Oh God. I think I know why that just popped into my head. Because lately I’ve been thinking I might do something similar. Something completely life changing. I don’t know what yet, but I was talking to my friend Steven the other night and I said, “I have so few responsiblities, no family. I really can pick up and go anywhere and do anything.” It sucks for me in a way, but something good could come of it. I was trying to think of something to do that would improve one of the many the disastrous situations all over the world. I don’t know what yet, but there must be some way I could help.
but you have your two dependent cats who probably don’t like to leave home…
you gave got to read Eat, Love, Pray: the book I was telling you about – Thats what this woman did for a year. Although she was very depressed to start. I love it. Only up to Italy in it.
Stacy, spend some time reading and thinking. Here are my recommendations:
Charles D. Hayes, The Rapture of Maturity, available at http://www.autodidactic.com — one of the wisest books I’ve ever read, targeted towards folks in their 60s, doubly valuable for those of us 10-15 years younger.

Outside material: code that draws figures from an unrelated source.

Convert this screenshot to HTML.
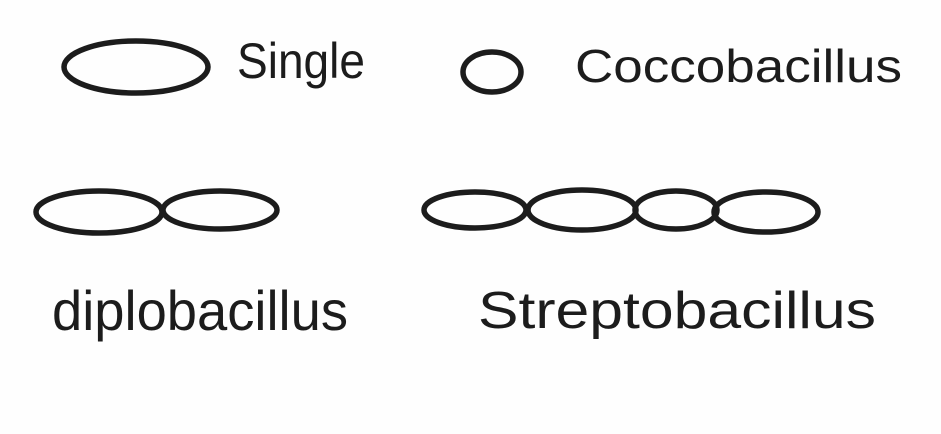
<!DOCTYPE html>
<html><head><meta charset="utf-8">
<style>
html,body{margin:0;padding:0;background:#fefefe;}
svg{display:block;}
text{font-family:"Liberation Sans Narrow","Liberation Sans",sans-serif;fill:#1c1c1c;}
</style></head>
<body>
<svg width="941" height="434" viewBox="0 0 941 434">
<rect width="941" height="434" fill="#fefefe"/>
<g fill="none" stroke="#1c1c1c" stroke-width="5.5">
  <ellipse cx="136" cy="67" rx="72" ry="26"/>
  <ellipse cx="492" cy="72" rx="29" ry="20"/>
  <ellipse cx="99" cy="212" rx="63" ry="21"/>
  <ellipse cx="220" cy="210" rx="57" ry="19"/>
  <ellipse cx="475" cy="210" rx="51" ry="18"/>
  <ellipse cx="582" cy="210" rx="54" ry="20"/>
  <ellipse cx="676" cy="210" rx="41" ry="19"/>
  <ellipse cx="766" cy="212" rx="52" ry="20"/>
</g>
<text x="237" y="78" font-size="50" textLength="128" lengthAdjust="spacingAndGlyphs">Single</text>
<text x="575" y="82" font-size="46" textLength="327" lengthAdjust="spacingAndGlyphs">Coccobacillus</text>
<text x="52" y="330" font-size="56" textLength="296" lengthAdjust="spacingAndGlyphs">diplobacillus</text>
<text x="478" y="328" font-size="52" textLength="398" lengthAdjust="spacingAndGlyphs">Streptobacillus</text>
</svg>
</body></html>
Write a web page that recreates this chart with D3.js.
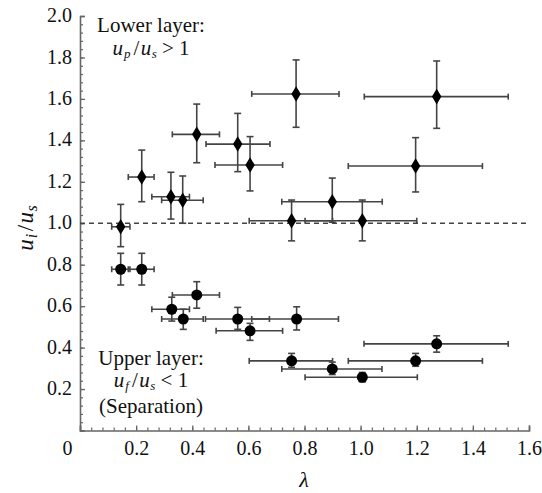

Mary Pipher, Writing to Change the World — Cuz you’re a writer, and you can change the world.
Barbara Sher, It’s Only Too Late If You Don’t Start Now — Sound midlife advice from one of the Wishcraft conference hosts on Echo many moons ago.
Viktor E. Frankl, Man’s Search for Meaning — A classic!
Best,
David Yamada
Thanks, David!! I will take a look at those. And yeah Michelle. I have to pick a place where I can take the cats. They did fine in Durham, after the first few days. It would probably be best if I stayed in this country, though.
Karen, I’m not depressed, but I could use … something. A lift. A new purpose.
Sorry,I didn’t mean that you were depressed just that you could go off and do what you wanted because of few responsibilities.
Oh, I didn’t think you were calling me depressed! I was just, you know, saying. But I do feeling kinda mopey. So, not quite depressed but definitely in need of a pick-me-up.